The latest White Paper ‘Educational Excellence Everywhere’ is certainly ambitious and radical. I have no problems with being ambitious, nor with being radical when necessary, however I do worry when rhetoric and dogma are the dominant discourse.
Michael Gove, when Secretary of State for Education, and Nick Gibb, the Schools Minister, have made it abundantly clear that they see little value in the role of universities in initial teacher education. This sentiment is manifest in the White Paper – in the section on initial teacher education, out of 63 paragraphs universities are barely mentioned – only paragraph 2.28 addresses their role but this feels like mere ‘bread-crumbs’.
There are positives within the paper, namely the desire to lengthen the period of training (which a number of university teacher educators have argued for previously), the call for evidence-based practice and the emphasis on the importance of subject knowledge and CPD for teachers.
Yet serious questions need to be asked about each of these and how they will be achieved.
Lengthening the period of training
At one level there is a practical issue about how will trainee teachers survive on little to no income. Many trainee teachers now receive no bursary to support them during their training and are entirely reliant on student loans to tide them over the current training year; if the period of training is going to be extended how will trainee teachers be expected to finance themselves?
The decision to remove the current system of awarding Qualified Teacher Status (QTS) for something more rigorous promises higher standards, but how will this operate now that universities no longer have oversight of these awards. Giving the power to schools is likely to fragment the system and throw up all sorts of issues relating to variation and consistency. Currently universities have a QA role but this is now seemingly removed. The answer in the White Paper is to give these powers to schools – many will be fine with this, but a conversation with an Ofsted inspector raised concerns about the proliferation of ‘loony’ SCITTs which do not understand some of the basic criteria for training courses (such as the requirement that trainee teachers need to spend time in at least two schools). There are also issues about how trainee teachers might transfer from a training course into employment if they have not attained a certain level of competence, or wish to move from one school to another whilst still training; the lack of a clear exit point for a training course makes this a potential problem. And what is the point of QTS anyway if academy heads have the power to decide ‘whether to make this accreditation a mandatory requirement or not’; it is easy to envisage a scenario where a secondary headteacher, desperate to get someone to teach in a shortage subject may waive the need for QTS but insist on it for other subjects, thus creating disparity.

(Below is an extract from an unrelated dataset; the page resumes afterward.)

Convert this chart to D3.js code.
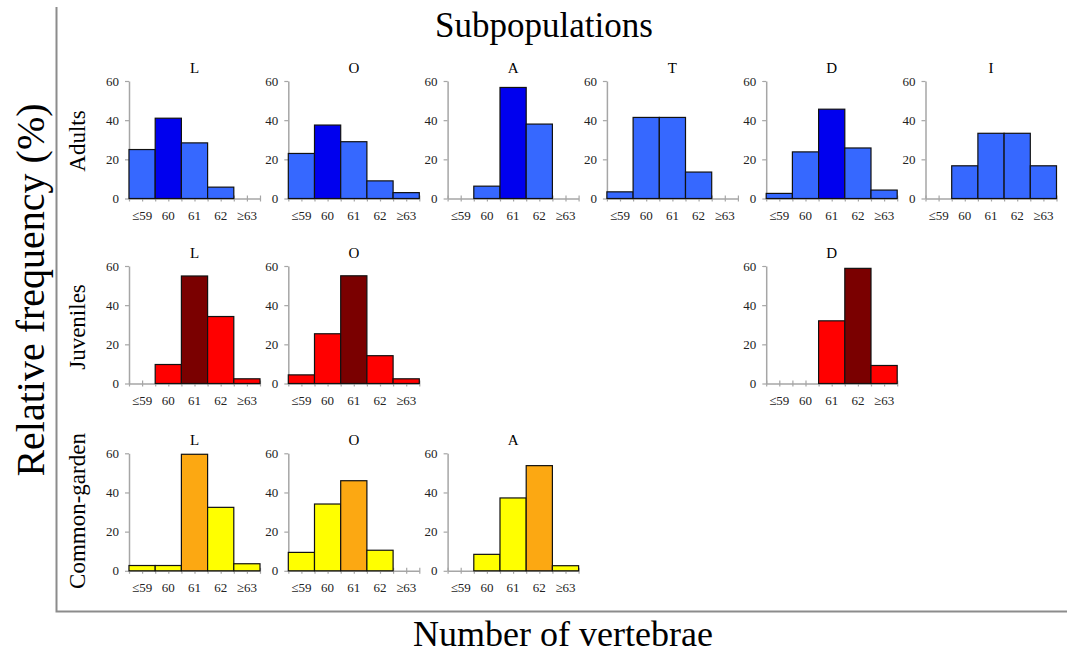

Surprisingly, given the nature of this point, universities are not mentioned. The new College of Teachers and the Education Endowment Fund are mentioned, but who will do this research to find out ‘what works’. If university education departments have an even more limited role in initial teacher education, how many are going to continue to exist. If they close, which has been a growing trend in recent years, expertise is going to be lost.
Subject knowledge and CPD
Subject knowledge is important, but is more than simply having an appropriate degree – it involves understanding the nature of the subject, the challenges it presents to students, knowing how to address those, understanding what is meant by progression within a subject and so forth. So any attempt to strengthen this is welcomed but the approach seems focused mainly on allowing schools to provide more training for themselves. As initiatives such as the London Challenge have shown, schools can do a huge amount to improve themselves through cooperation, but at the same time one of the important issues about development is the ability to think differently – there is the danger that inwardly generated CPD can be restrictive so there is a need to look more broadly for expertise, and university education departments have a huge amount of specialist subject knowledge.

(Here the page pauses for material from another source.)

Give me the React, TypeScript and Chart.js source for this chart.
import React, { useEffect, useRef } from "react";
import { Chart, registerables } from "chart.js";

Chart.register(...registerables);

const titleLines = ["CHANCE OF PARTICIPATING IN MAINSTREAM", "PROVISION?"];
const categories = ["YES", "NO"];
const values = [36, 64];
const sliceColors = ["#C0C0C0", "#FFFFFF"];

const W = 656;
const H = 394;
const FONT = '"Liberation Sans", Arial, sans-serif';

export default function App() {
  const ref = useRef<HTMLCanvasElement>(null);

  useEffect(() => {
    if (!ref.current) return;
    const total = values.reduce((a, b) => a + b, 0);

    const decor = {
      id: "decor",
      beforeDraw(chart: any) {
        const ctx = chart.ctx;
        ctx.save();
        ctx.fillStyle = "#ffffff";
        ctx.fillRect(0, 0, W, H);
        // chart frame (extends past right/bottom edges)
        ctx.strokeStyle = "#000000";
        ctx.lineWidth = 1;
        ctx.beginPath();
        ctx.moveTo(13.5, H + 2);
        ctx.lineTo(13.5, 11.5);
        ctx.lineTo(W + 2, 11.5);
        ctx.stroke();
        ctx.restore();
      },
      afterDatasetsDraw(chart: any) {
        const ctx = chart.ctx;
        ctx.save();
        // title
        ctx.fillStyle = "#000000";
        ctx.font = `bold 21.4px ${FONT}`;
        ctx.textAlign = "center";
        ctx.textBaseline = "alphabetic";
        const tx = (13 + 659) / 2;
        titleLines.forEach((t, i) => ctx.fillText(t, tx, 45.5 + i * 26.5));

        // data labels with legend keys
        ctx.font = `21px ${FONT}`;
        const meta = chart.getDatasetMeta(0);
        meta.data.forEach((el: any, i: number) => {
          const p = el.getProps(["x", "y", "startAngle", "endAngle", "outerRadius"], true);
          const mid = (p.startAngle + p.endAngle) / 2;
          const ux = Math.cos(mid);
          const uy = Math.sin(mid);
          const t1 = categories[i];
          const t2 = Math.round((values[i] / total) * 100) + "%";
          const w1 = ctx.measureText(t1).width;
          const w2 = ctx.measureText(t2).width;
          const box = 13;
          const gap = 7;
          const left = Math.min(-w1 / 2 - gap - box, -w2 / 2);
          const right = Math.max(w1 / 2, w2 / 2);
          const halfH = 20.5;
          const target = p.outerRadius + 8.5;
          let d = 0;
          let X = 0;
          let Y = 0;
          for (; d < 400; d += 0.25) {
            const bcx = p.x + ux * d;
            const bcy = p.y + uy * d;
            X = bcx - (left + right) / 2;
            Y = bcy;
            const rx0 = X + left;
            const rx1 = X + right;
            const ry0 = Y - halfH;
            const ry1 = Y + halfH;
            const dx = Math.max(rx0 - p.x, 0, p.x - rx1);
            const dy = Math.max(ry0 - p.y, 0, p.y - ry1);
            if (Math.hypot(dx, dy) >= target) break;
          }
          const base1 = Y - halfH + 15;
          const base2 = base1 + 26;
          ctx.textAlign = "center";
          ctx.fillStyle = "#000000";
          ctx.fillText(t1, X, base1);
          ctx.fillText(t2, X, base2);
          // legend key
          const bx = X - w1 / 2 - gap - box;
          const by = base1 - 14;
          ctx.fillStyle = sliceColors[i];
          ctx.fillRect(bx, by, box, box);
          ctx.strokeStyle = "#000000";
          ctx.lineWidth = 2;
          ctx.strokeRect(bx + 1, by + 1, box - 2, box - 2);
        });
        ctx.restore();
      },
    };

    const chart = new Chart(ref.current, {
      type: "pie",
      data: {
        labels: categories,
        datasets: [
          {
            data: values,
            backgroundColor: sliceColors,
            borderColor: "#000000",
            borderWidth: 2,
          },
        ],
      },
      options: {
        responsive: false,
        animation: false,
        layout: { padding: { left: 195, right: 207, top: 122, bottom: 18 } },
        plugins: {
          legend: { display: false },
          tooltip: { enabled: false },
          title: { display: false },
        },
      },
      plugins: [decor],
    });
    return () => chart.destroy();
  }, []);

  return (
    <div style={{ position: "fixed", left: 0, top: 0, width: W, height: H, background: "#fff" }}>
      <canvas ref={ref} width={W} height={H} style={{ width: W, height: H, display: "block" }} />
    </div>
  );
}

The White Paper also throws up other questions. Apparently the very best universities will be given longer term allocations – this is positive in many ways but when will the ‘very best’ be decided seeing as Ofsted are so stretched at the moment they have been unable to complete their cycle of visits, and the growth of more SCITTs is only going to make this task more challenging? What happens to those deemed to be less than the very best, will they have time to develop and improve, or will they be closed down? One of the criteria for judging provision is the impact of trainee teachers on standards of teaching in schools – a laudable aim but which seems unlikely to be attained. Partly it places huge pressures on trainee teachers and raises questions about how they might be expected to influence practice widely in a school? Also a trainee who has been placed in a school is much more likely to be socialised into the practices of that environment (which has been extensively documented in research), so less likely to be able to influence or change the exiting practice within a school.
The discourse around university teaching training in recent years has been carefully manipulated to suggest it is not practical and it is not effective. The reality is that university-led teacher training is highly practical, students spend the vast majority of their time in schools, and evidence shows that it produces effective teachers. Far from the Marxist ‘blob’ of Gove’s imagination, the people I work with are passionate about what they do, are committed to high quality education for young people and want to produce excellent teachers. This White Paper appears to be the culmination of an assault on university involvement in teacher training, which seems hell-bent on undermining this important sector.